Now an offshoot of the Internet non-profit organization Mozilla has entered the debate, aiming to discover whether a review process could improve the quality of researcher-built software that is used in myriad fields today, ranging from ecology and biology to social science. In an experiment being run by the Mozilla Science Lab, software engineers have reviewed selected pieces of code from published papers in computational biology. “Scientific code does not have that comprehensive, off-the-shelf nature that we want to be associated with the way science is published and presented, and this is our attempt to poke at that issue,” says Mozilla Science Lab director Kaitlin Thaney.

Researchers increasingly rely on computation to perform tasks at every level of science, but most do not receive formal training in coding best practice. That has led to high-profile problems. Some scientists have argued, for example, that the fraudulent findings used as the basis for clinical trials in 2007 would have been exposed much earlier if cancer researcher Anil Potti of Duke University in Durham, North Carolina, had been compelled to publish his data and computer code along with his original papers.

More routinely, incorrect or slipshod code prevents other researchers from replicating work, and can even lead them astray. In 2006, Geoffrey Chang of the Scripps Research Institute in La Jolla, California, had to retract five research papers on crystal structure after finding a simple error in the code he was using, which had been provided by another lab. “That’s the kind of thing that should freak any scientist out,” says computational biologist Titus Brown at Michigan State University in East Lansing. “We don’t have good processes in place to detect that kind of thing in software.”

Mozilla is testing one potential process, deploying the type of code review that is routinely used on commercial software before it is released. Thaney says that the procedure is much like scientific peer review: “The reader looks for everything, from the equivalent of grammar and spelling to the correctness of the logic.” In this case, Mozilla opted to examine nine papers from PLoS Computational Biology that were selected by the journal’s editors in August. The reviewers looked at snippets of code up to 200 lines long that were included in the papers and written in widely used programming languages, such as R, Python and Perl.

One worry is that scientists will be even more discouraged from publishing their code.

The Mozilla engineers have discussed their findings with the papers’ authors, who can now choose what, if anything, to do with the markups — including whether to permit disclosure of the results. Those findings will not affect the status of their publications, says Marian Petre, a computer scientist at the Open University in Milton Keynes, UK, who will debrief the reviewers and authors. Thaney expects to release a preliminary report on the project within the next few weeks.

Computational biologists are betting that the engineers will have found much to criticize in the scientific programming, but will also have learnt from the project. They may have been forced to brush up on their biology, lest they misunderstood the scientific objective of the code they were examining, Brown says.

Theo Bloom, editorial director for biology at non-profit publisher PLoS, shares that expectation, but says such reviews may still be useful, even if the Mozilla reviewers lack biological expertise. Yet that would prompt another question: how can journals conduct this type of review in a sustainable way?
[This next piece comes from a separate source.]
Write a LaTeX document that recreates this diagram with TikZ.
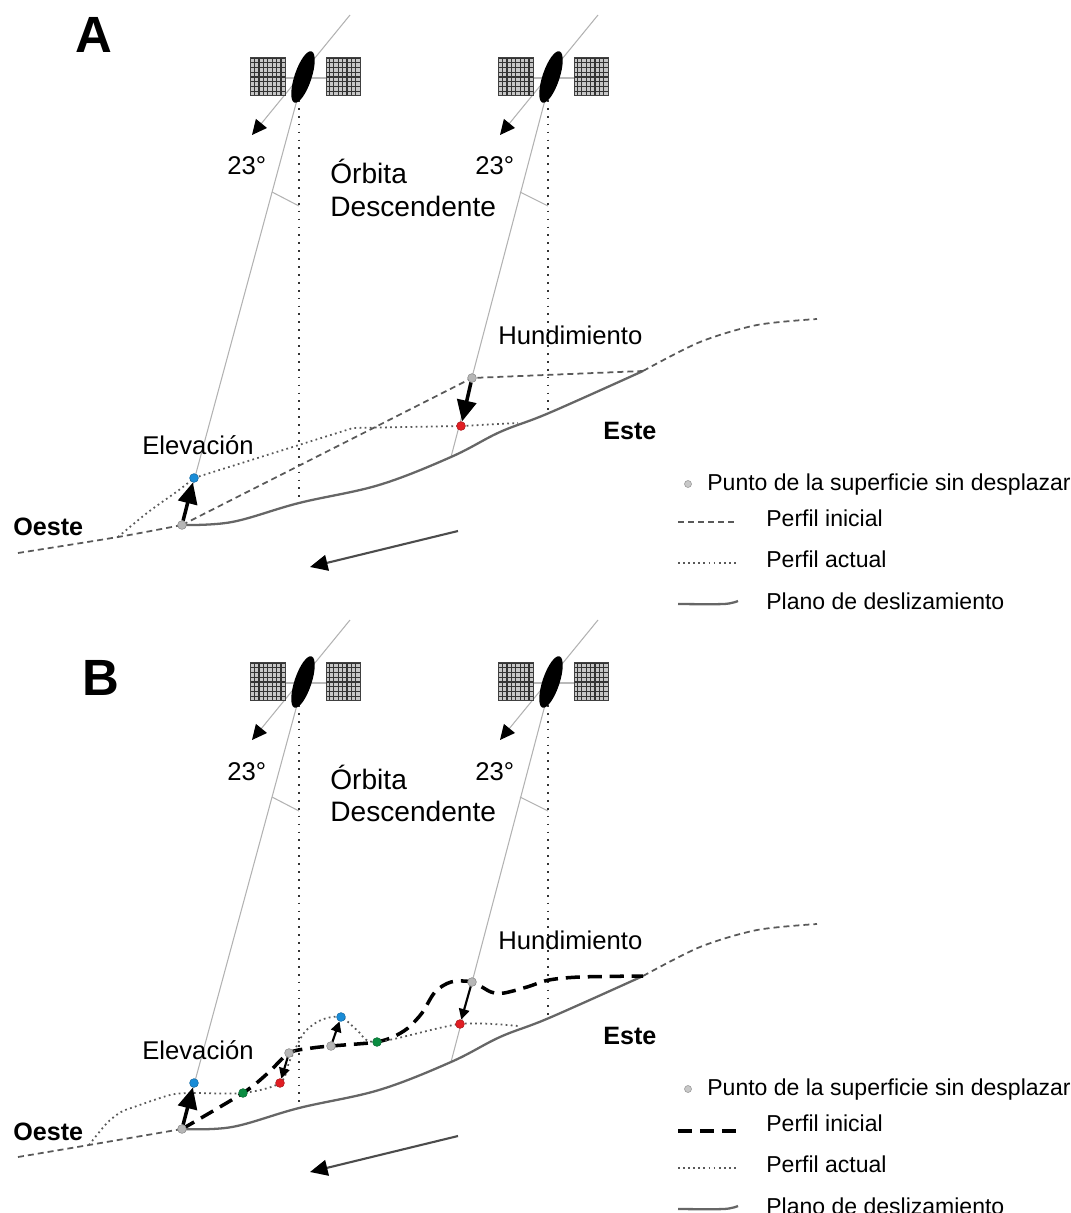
\documentclass[tikz,border=0pt]{standalone}
\usepackage{fontspec}
\setmainfont{Liberation Sans}
\usetikzlibrary{arrows.meta}

\definecolor{gris}{RGB}{182,182,182}
\definecolor{grisl}{RGB}{200,200,200}
\definecolor{azul}{RGB}{25,140,215}
\definecolor{rojo}{RGB}{225,30,35}
\definecolor{verde}{RGB}{10,140,65}

% satellite: two panels and the body
\tikzset{
  sat/.pic={
    \draw[gray!55, line width=1.1pt] (-18,1) -- (23,1);
    \fill[gray!45] (-53,-20) rectangle (-18,18);
    \fill[gray!45] (23,-20) rectangle (57,18);
    \draw[black!80, line width=0.75pt, xstep=0.088cm, ystep=0.095cm] (-53,-20) grid (-18,18);
    \draw[black!80, line width=0.75pt, xstep=0.088cm, ystep=0.095cm] (23,-20) grid (57,18);
    \draw[black!75, line width=0.5pt] (-53,-20) rectangle (-18,18);
    \draw[black!75, line width=0.5pt] (23,-20) rectangle (57,18);
    \fill[black, rotate=71.6] (0,0) ellipse (27 and 8.5);
  }
}

\begin{document}
\begin{tikzpicture}[x=0.02cm, y=-0.02cm,
    los/.style={gray!60, line width=0.6pt},
    orb/.style={gray!60, line width=0.6pt, -{Triangle[length=8.5pt, width=8pt, color=black]}},
    vert/.style={black!80, line width=1pt, dash pattern=on 1pt off 3.5pt},
    ground/.style={black!60, line width=1.3pt},
    ini/.style={black!65, line width=1pt, dash pattern=on 3.4pt off 2.3pt},
    inib/.style={black, line width=2pt, dash pattern=on 8pt off 4.5pt},
    act/.style={black!65, line width=1pt, dash pattern=on 1pt off 1.9pt},
    pt/.style={circle, fill=#1, draw=#1!75!black, line width=0.3pt, inner sep=0pt, minimum size=5pt},
    big/.style={line width=2pt, -{Triangle[length=12pt, width=11pt]}},
    small/.style={line width=1.2pt, -{Triangle[length=6pt, width=6pt]}},
    move/.style={black!70, line width=1.2pt, -{Triangle[length=10pt, width=9pt, color=black]}},
    lab/.style={font=\fontsize{14.6}{17}\selectfont, inner sep=0pt, anchor=base west},
    orbt/.style={lab, font=\fontsize{16}{19}\selectfont},
    lbold/.style={lab, font=\fontsize{14.3}{17}\selectfont\bfseries},
    leg/.style={lab, font=\fontsize{13.1}{15}\selectfont},
    letra/.style={lab, font=\fontsize{29}{34}\selectfont\bfseries}]

\useasboundingbox (0,0) rectangle (1071,1213);
\clip (0,0) rectangle (1071,1213);

%%%%%%%%%%%% A
\node[letra] (la) at (75,53) {A};

\coordinate (sat1) at (297,100);
\coordinate (sat2) at (545,100);
\coordinate (o1) at (350,15);
\coordinate (o2) at (598,15);
\coordinate (f1) at (252,135);
\coordinate (f2) at (500,135);
\coordinate (v1) at (299,100);
\coordinate (v1s) at (299,503);
\coordinate (v2) at (548,100);
\coordinate (v2s) at (548,413);
\coordinate (a1) at (272,192);
\coordinate (a1v) at (299,206);
\coordinate (a2) at (520,192);
\coordinate (a2v) at (548,206);
\coordinate (p1) at (182,525);
\coordinate (p2) at (194,478);
\coordinate (p3) at (472,378);
\coordinate (p4) at (461,426);
\coordinate (e2) at (451,457);
\coordinate (pie) at (643,371);

\draw[orb] (o1) -- (f1);
\draw[orb] (o2) -- (f2);
\draw[los] (sat1) -- (p1);
\draw[los] (sat2) -- (e2);
\draw[vert] (v1) -- (v1s);
\draw[vert] (v2) -- (v2s);
\draw[los] (a1) -- (a1v);
\draw[los] (a2) -- (a2v);
\pic at (303,77) {sat};
\pic at (551,77) {sat};

\node[lab] (g23a) at (227,175) {23°};
\node[lab] (g23b) at (475,175) {23°};
\node[orbt] (orb) at (330,184) {Órbita};
\node[orbt] (desc) at (330,216) {Descendente};
\node[lab] (hund) at (498,344) {Hundimiento};
\node[lab] (elev) at (142,454) {Elevación};
\node[lbold] (este) at (603,439) {Este};
\node[lbold] (oeste) at (13,535) {Oeste};

% perfiles
\draw[ground] plot[smooth, tension=0.6] coordinates {(p1) (232,522) (299,503) (379,485) (e2) (500,432) (549,413) (pie)};
\draw[ini] plot[smooth] coordinates {(18,553) (118,537) (p1)};
\draw[ini] (p1) -- (p3) -- (pie);
\draw[ini] plot[smooth] coordinates {(pie) (700,342) (757,325) (817,319)};
\draw[act] plot[smooth] coordinates {(118,537) (147,513) (179,490) (p2)};
\draw[act] (p2) -- (353,428) -- (p4) -- (518,423);

\node[pt=gris] (g1) at (p1) {};
\node[pt=azul] (b1) at (p2) {};
\node[pt=gris] (g2) at (p3) {};
\node[pt=rojo] (r1) at (p4) {};

\path
(g1) edge[big] (b1)
(g2) edge[big] (r1)
;

\coordinate (m1) at (458,531);
\coordinate (m2) at (310,567);
\draw[move] (m1) -- (m2);

% leyenda
\node[pt=grisl, minimum size=4pt] (lpt) at (688,484) {};
\node[leg] (l1) at (707,490) {Punto de la superficie sin desplazar};
\coordinate (li1) at (678,522);
\coordinate (li2) at (738,522);
\draw[ini] (li1) -- (li2);
\node[leg] (l2) at (766,526) {Perfil inicial};
\coordinate (la1) at (678,563);
\coordinate (la2) at (738,563);
\draw[act] (la1) -- (la2);
\node[leg] (l3) at (766,567) {Perfil actual};
\draw[ground] plot[smooth] coordinates {(678,604) (724,604) (738,601)};
\node[leg] (l4) at (766,609) {Plano de deslizamiento};

%%%%%%%%%%%% B
\node[letra] (lb) at (82,695) {B};

\begin{scope}[shift={(0,605)}]
\coordinate (sat1b) at (297,100);
\coordinate (sat2b) at (545,100);
\coordinate (o1b) at (350,15);
\coordinate (o2b) at (598,15);
\coordinate (f1b) at (252,135);
\coordinate (f2b) at (500,135);
\coordinate (v1b) at (299,100);
\coordinate (v1sb) at (299,503);
\coordinate (v2b) at (548,100);
\coordinate (v2sb) at (548,413);
\coordinate (a1b) at (272,192);
\coordinate (a1vb) at (299,206);
\coordinate (a2b) at (520,192);
\coordinate (a2vb) at (548,206);
\coordinate (q1) at (182,524);
\coordinate (q2) at (194,478);
\coordinate (q3) at (243,488);
\coordinate (q4) at (289,448);
\coordinate (q5) at (280,478);
\coordinate (q6) at (331,441);
\coordinate (q7) at (341,412);
\coordinate (q8) at (377,437);
\coordinate (q9) at (472,377);
\coordinate (q10) at (460,419);
\coordinate (e2b) at (451,457);
\coordinate (pieb) at (643,371);

\draw[orb] (o1b) -- (f1b);
\draw[orb] (o2b) -- (f2b);
\draw[los] (sat1b) -- (q1);
\draw[los] (sat2b) -- (e2b);
\draw[vert] (v1b) -- (v1sb);
\draw[vert] (v2b) -- (v2sb);
\draw[los] (a1b) -- (a1vb);
\draw[los] (a2b) -- (a2vb);
\pic at (303,77) {sat};
\pic at (551,77) {sat};

\node[lab] (g23c) at (227,175) {23°};
\node[lab] (g23d) at (475,175) {23°};
\node[orbt] (orbb) at (330,184) {Órbita};
\node[orbt] (descb) at (330,216) {Descendente};
\node[lab] (hundb) at (498,344) {Hundimiento};
\node[lab] (elevb) at (142,454) {Elevación};
\node[lbold] (esteb) at (603,439) {Este};
\node[lbold] (oesteb) at (13,535) {Oeste};

% perfiles
\draw[ground] plot[smooth, tension=0.6] coordinates {(q1) (232,522) (299,503) (379,485) (e2b) (500,432) (549,413) (pieb)};
\draw[ini] plot[smooth] coordinates {(18,552) (89,540) (q1)};
\draw[ini] plot[smooth] coordinates {(pieb) (700,342) (757,325) (817,319)};
\draw[inib] plot[smooth, tension=0.5] coordinates {(q1) (q3) (268,468) (q4) (312,443) (q6) (357,439) (q8) (393,432) (408,423) (422,408) (435,387) (451,377) (q9) (491,387) (504,388) (527,382) (549,375) (580,372) (pieb)};
\draw[act] plot[smooth, tension=0.5] coordinates {(89,540) (107,518) (121,507) (134,502) (170,490) (192,488) (q3) (q5) (290,455) (304,428) (321,415) (q7) (357,425) (q8) (q10) (518,421)};

\node[pt=gris] (g1b) at (q1) {};
\node[pt=azul] (b1b) at (q2) {};
\node[pt=verde] (v1p) at (q3) {};
\node[pt=gris] (g2b) at (q4) {};
\node[pt=rojo] (r1b) at (q5) {};
\node[pt=gris] (g3b) at (q6) {};
\node[pt=azul] (b2b) at (q7) {};
\node[pt=verde] (v2p) at (q8) {};
\node[pt=gris] (g4b) at (q9) {};
\node[pt=rojo] (r2b) at (q10) {};

\path
(g1b) edge[big] (b1b)
(g2b) edge[small] (r1b)
(g3b) edge[small] (b2b)
(g4b) edge[small] (r2b)
;

\coordinate (m1b) at (458,531);
\coordinate (m2b) at (310,567);
\draw[move] (m1b) -- (m2b);

% leyenda
\node[pt=grisl, minimum size=4pt] (lptb) at (688,484) {};
\node[leg] (l1b) at (707,490) {Punto de la superficie sin desplazar};
\coordinate (li1b) at (678,526);
\coordinate (li2b) at (738,526);
\draw[inib] (li1b) -- (li2b);
\node[leg] (l2b) at (766,526) {Perfil inicial};
\coordinate (la1b) at (678,563);
\coordinate (la2b) at (738,563);
\draw[act] (la1b) -- (la2b);
\node[leg] (l3b) at (766,567) {Perfil actual};
\draw[ground] plot[smooth] coordinates {(678,604) (724,604) (738,601)};
\node[leg] (l4b) at (766,609) {Plano de deslizamiento};
\end{scope}

\end{tikzpicture}
\end{document}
The time and skill involved may justify paying reviewers, just as statistical reviewers of large clinical trials are paid. But researchers say that having software reviewers looking over their shoulder might backfire. “One worry I have is that, with reviews like this, scientists will be even more discouraged from publishing their code,” says biostatistician Roger Peng at the Johns Hopkins Bloomberg School of Public Health in Baltimore, Maryland. “We need to get more code out there, not improve how it looks.”